De Mário Soares recordo-me da 1ª vez que
estive com ele. Só não levava calções porque nunca mais os usei desde os oito
anos de idade. Abeirei-me dele, o meu herói político, não me lembro se consegui
dizer coisa alguma, cumprimentei-o e… não, não leiam mais aqueles que não
gostam dele... desejo-vos um tempo feliz na companhia da TVI… sejam vocês mesmo
segundo os mandamentos do Reiki… cheirei as mãos... e lá estava ele… um perfume
beatífico, dos Champs-Elysés, quase-terreno, quase-celestial.
E depois as gravatas. De um bom-gosto
irrepreensível. Os fatos feitos à medida num corpo que ultrapassava as
coordenadas dos dietistas mas que a altura acima da média ajudava a disfarçarem.
E que valia isso perante a verbe de
Mário Soares? Como jornalista acompanhei algumas vezes congressos, acções de
incentivo dirigidos à actividade empresarial. Escusado será dizer que havia
sempre indivíduos preparados para zurzir no político – a grande maioria
regressados das antigas colónias e zangados com tudo e com todos.
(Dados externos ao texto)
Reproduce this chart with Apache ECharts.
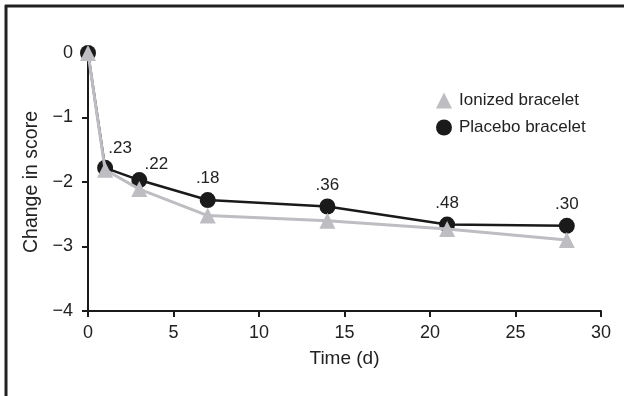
<!DOCTYPE html>
<html>
<head>
<meta charset="utf-8">
<script src="https://cdn.jsdelivr.net/npm/echarts@6/dist/echarts.min.js"></script>
<style>
	html, body { margin: 0; padding: 0; background: #fff; }
	#echart { width: 624px; height: 396px; }
</style>
</head>
<body>
<div id="echart"></div>
<script>
	// 数据
	var days = [0, 1, 3, 7, 14, 21, 28];
	var ionized = [0, -1.81, -2.11, -2.52, -2.6, -2.73, -2.9];
	var placebo = [0, -1.78, -1.97, -2.28, -2.38, -2.66, -2.68];
	var pValues = ['', '.23', '.22', '.18', '.36', '.48', '.30'];

	var font = '"Liberation Sans", Arial, sans-serif';
	var grey = '#bdbdc2';
	var dark = '#1a1a1a';

	function pairs(ys) {
		var out = [];
		for (var i = 0; i < days.length; i++) {
			out.push([days[i], ys[i]]);
		}
		return out;
	}

	// 前两个标签稍微往右挪
	var placeboData = pairs(placebo).map(function (p, i) {
		var item = { value: p };
		if (i === 1) item.label = { offset: [15, 2] };
		if (i === 2) item.label = { offset: [17, 6] };
		return item;
	});

	var myEchart = echarts.init(document.getElementById('echart'));

	var option = {
		animation: false,
		textStyle: { fontFamily: font },
		grid: { left: 88, right: 23, top: 53, bottom: 85 },
		graphic: [
			{ type: 'line', shape: { x1: 5, y1: 6, x2: 624, y2: 6 }, style: { stroke: '#222', lineWidth: 3 } },
			{ type: 'line', shape: { x1: 6, y1: 5, x2: 6, y2: 396 }, style: { stroke: '#222', lineWidth: 3 } }
		],
		legend: {
			orient: 'vertical',
			left: 431,
			top: 87,
			itemWidth: 16,
			itemHeight: 16,
			itemGap: 10,
			data: [
				{ name: 'Ionized bracelet', icon: 'triangle' },
				{ name: 'Placebo bracelet', icon: 'circle' }
			],
			textStyle: { fontFamily: font, fontSize: 17, color: '#222', padding: [0, 0, 0, 2] }
		},
		xAxis: {
			type: 'value',
			min: 0,
			max: 30,
			interval: 5,
			name: 'Time (d)',
			nameLocation: 'middle',
			nameGap: 38,
			nameTextStyle: { fontFamily: font, fontSize: 19, color: '#222' },
			splitLine: { show: false },
			axisLine: { onZero: false, lineStyle: { color: dark, width: 2 } },
			axisTick: { length: 6, lineStyle: { color: dark, width: 2 } },
			axisLabel: { fontSize: 18, color: '#222', margin: 13 }
		},
		yAxis: {
			type: 'value',
			min: -4,
			max: 0,
			interval: 1,
			name: 'Change in score',
			nameLocation: 'middle',
			nameGap: 46,
			nameTextStyle: { fontFamily: font, fontSize: 19.5, color: '#222' },
			splitLine: { show: false },
			axisLine: { onZero: false, lineStyle: { color: dark, width: 2 } },
			axisTick: { length: 6, lineStyle: { color: dark, width: 2 } },
			axisLabel: {
				fontSize: 18,
				color: '#222',
				margin: 15,
				formatter: function (v) {
					return String(v).replace('-', '\u2212');
				}
			}
		},
		series: [
			{
				name: 'Placebo bracelet',
				type: 'line',
				symbol: 'circle',
				symbolSize: 16,
				z: 2,
				itemStyle: { color: dark },
				lineStyle: { color: dark, width: 2.5 },
				label: {
					show: true,
					position: 'top',
					distance: 5,
					fontSize: 17,
					color: '#222',
					formatter: function (p) {
						return pValues[p.dataIndex];
					}
				},
				data: placeboData
			},
			{
				name: 'Ionized bracelet',
				type: 'line',
				symbol: 'triangle',
				symbolSize: [16, 16],
				z: 3,
				itemStyle: { color: grey },
				lineStyle: { color: grey, width: 3 },
				data: pairs(ionized)
			}
		]
	};

	myEchart.setOption(option);
</script>
</body>
</html>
Mário Soares entrava nos anfiteatros com
o seu passo largo, o sorriso confiante no rosto e a inigualável desenvoltura
pronta a actuar.
Algum tempo depois, a bonomia posta em
acção, um interesse genuíno naquilo que os outros diziam, a última palavra
escolhida a preceito, e era vê-los juntos, braços nos ombros, irmanados na
ideia de progresso e de investimento.
É com muita emoção que escrevo
hoje sobre Mário Soares, o homem que mais me influenciou politicamente. Vivemos
na actualidade outros tempos, políticas novas. Dizem que pertencem à era da
pós-verdade. Pode ser que sim. Mas uma coisa não faça o possível eleitor nunca:
não se deixe representar por políticos que não saibam juntar o exercício
político à cultura, seja ela livresca, científica ou artística. Mário Soares é
o exemplo perpétuo disto mesmo.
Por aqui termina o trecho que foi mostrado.